Thanks for the encouraging words man! I have had self-esteem issues about my looks for a long time. I know I'm definitely not a looker. I have a nice face (but fucking weird teeth lol) and nice eyes, but I know shit about fashion, I badly need a haircut and my body sucks. (I'm not overweight, but I pretty much have no muscles at all. I've tried taking up running lately to do something about this but too little time because of too much work is sort of holding me back; I should think of this as encouragement to keep up with exercise.) I sometimes have these stupid thoughts that no one could find me attractive, which sort of makes me a bit shy and makes me less likely to engage flirtatiously with women, so I don't get much success. Which in turn feeds these stupid thoughts about my looks. I'm starting to realize that it's a negative feedback loop which makes me less likely to seize the opportunities that actually do present themselves. But it seems like I'm starting to break out of it. I should worry less about my looks and just try to put myself out there, like I did this time. If I do that, from time to time, I will find women who like what they see, even beautiful ones like this girl, who should be able to get much nicer-looking guys. This very encounter is proof that I can't be too bad.
But it's good to know that we both know there is mutual attraction. That should make it easier to escalate things if we both like who each other are too, and we wouldn't have to second-guess each other too much about whether there is attraction.
Indeed. I was once like you when I was growing up; the loop you talk about, and trust me when I say this, it's only in your head.
When you go into this date with this girl, you should do these couple things I do whenever I'm with someone new, someone unknown. This is a mental thing.
Purpose: Get to know her, and possibly get intimate. Do NOT feel bad about being honest about your intentions with yourself. Before going after what you want, you must know what that is!
Action: You be yourself. Just be the best version of yourself, not average you. Which means, if you are "nice", just be a better kind of nice (e.g. open the door, etc.), if you're funny, you be flirtatiously funny. If you don't usually take charge, well this time you will. Being the best you, also means trying to hide your bad attributes, and trust me, there are some. You're essentially selling yourself to this girl, but don't change anything fundamental (e.g. music taste). If she likes you, she will reciprocate.
Reaction: Uh-oh. This chick doesn't like the best version of yourself. That's fine. The way the world works is, there's a scale. 5 out of 10 women WILL like you, 2 of those MIGHT OR MIGHT NOT like you, and 3 will definitely NOT like you,
ever. Now, that's an average, and depends on the guy. These variables could switch places, so for me, maybe 9 out 10 will never like me, and only one will. But you see, most guys, even the "average" ones, fall in my former statistic!
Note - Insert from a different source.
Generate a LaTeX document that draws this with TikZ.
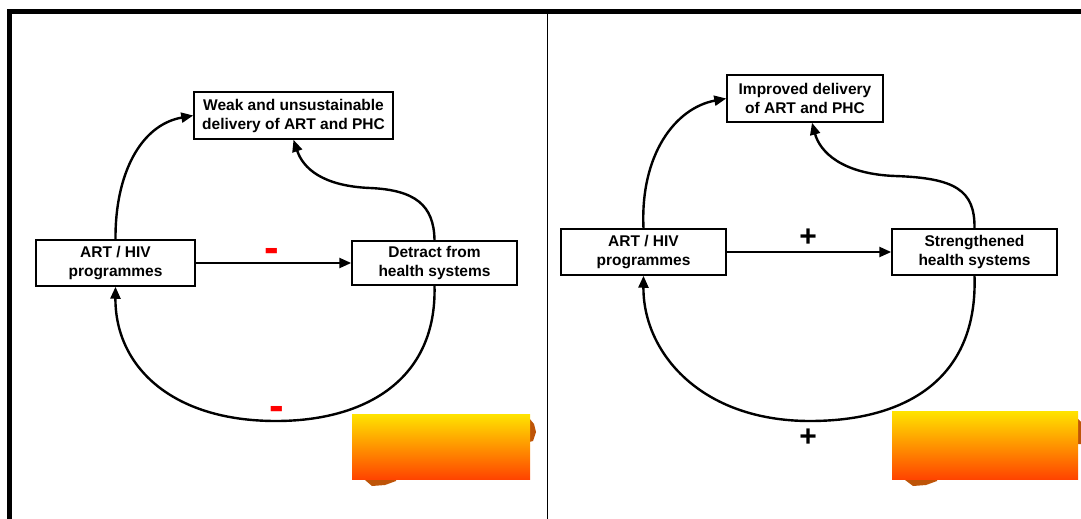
\documentclass[tikz,border=0pt]{standalone}
\usepackage{fontspec}
\setmainfont{Liberation Sans}
\usetikzlibrary{arrows.meta}
\definecolor{gy}{RGB}{255,228,0}
\definecolor{go}{RGB}{255,68,0}
\definecolor{blob}{RGB}{190,84,8}
\begin{document}
\begin{tikzpicture}[x=1pt,y=-1pt,
  box/.style={draw=black, line width=1.5pt, fill=white, inner sep=0pt, align=center,
    font=\fontsize{15.5}{19}\selectfont\bfseries},
  link/.style={line width=2.4pt, -{Triangle[length=12pt,width=10pt]}},
  minus/.style={text=red, font=\fontsize{44}{44}\selectfont\bfseries, inner sep=0pt, anchor=base},
  plus/.style={text=black, font=\fontsize{30}{30}\selectfont\bfseries, inner sep=0pt, anchor=base},
  frame/.style={line width=4.6pt, black}]
\useasboundingbox (0,0) rectangle (1081,519);
% frame
\draw[frame] (7,11.7) -- (1081,11.7);
\draw[frame] (9.3,9.5) -- (9.3,519);
\draw[line width=1pt] (547,14) -- (547,519);

% ---------- left panel ----------
\node[box, minimum width=199, minimum height=47] (weak) at (293.5,115.5)
  {Weak and unsustainable\\delivery of ART and PHC};
\node[box, minimum width=159, minimum height=46] (art1) at (115.5,263)
  {ART / HIV\\programmes};
\node[box, minimum width=165, minimum height=44] (det) at (434.5,263)
  {Detract from\\health systems};

\draw[link] (art1.east) -- (det.west);
\draw[link] (art1.north) .. controls (115,175) and (140,125) .. (weak.west);
\draw[link] (det.north) .. controls (434,205) and (415,190) .. (370,188)
  .. controls (322,186) and (303,168) .. (weak.south);
\draw[link] (det.south) .. controls (437,380) and (365,421) .. (276,421)
  .. controls (170,421) and (115,365) .. (art1.south);

\node[minus] (m1) at (271.5,262) {-};
\node[minus] (m2) at (276.5,420) {-};

% gradient box left
\fill[blob] (365,480) -- (372,486) -- (385,485) -- (396,481) -- (396,478) -- (362,478) -- cycle;
\fill[blob] (529,418) -- (534,424) -- (536,432) -- (533,441) -- (529,442) -- cycle;
\shade[top color=gy, bottom color=go] (352,414) rectangle (530,479);

% ---------- right panel ----------
\node[box, minimum width=156, minimum height=47] (imp) at (805,98.5)
  {Improved delivery\\of ART and PHC};
\node[box, minimum width=165, minimum height=46] (art2) at (643.5,252)
  {ART / HIV\\programmes};
\node[box, minimum width=165, minimum height=46] (str) at (974.5,252)
  {Strengthened\\health systems};

\draw[link] (art2.east) -- (str.west);
\draw[link] (art2.north) .. controls (640,155) and (675,108) .. (imp.west);
\draw[link] (str.north) .. controls (975,190) and (955,178) .. (895,176)
  .. controls (842,174) and (820,152) .. ([xshift=7pt]imp.south);
\draw[link] (str.south) .. controls (978,382) and (902,421) .. (810,421)
  .. controls (700,421) and (643,352) .. (art2.south);

\node[plus] (p1) at (808,246) {+};
\node[plus] (p2) at (808,446) {+};

% gradient box right
\fill[blob] (905,480) -- (913,486) -- (926,485) -- (937,481) -- (937,478) -- (902,478) -- cycle;
\fill[blob] (1077,418) -- (1081,422) -- (1081,444) -- (1077,444) -- cycle;
\shade[top color=gy, bottom color=go] (892,411) rectangle (1078,479);
\end{tikzpicture}
\end{document}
The problem lies in them thinking they are the 9 out of 10 guy. (Or worse, the 10 out of 10 guy.)
So, if this girl happens to be that girl that will inevitably not like you for who YOU are, don't feel discouraged. There are still 5 out the next 10 that you meet that will like you, 2 that might or not, and 3 that never will. That's what makes it easy for Alphas to move on IF she doesn't work out. Don't ever think you're just not good enough. Plenty of fish in the sea, my friend.
Now, the good part is everything I said applies to her too! She probably won't go in as much detail, but also realize she definitively has a
purpose for seeing you, a plan of
action, and a
possible reaction. Since you are the man, you do have to take charge, but don't think the playing field is THAT uneven.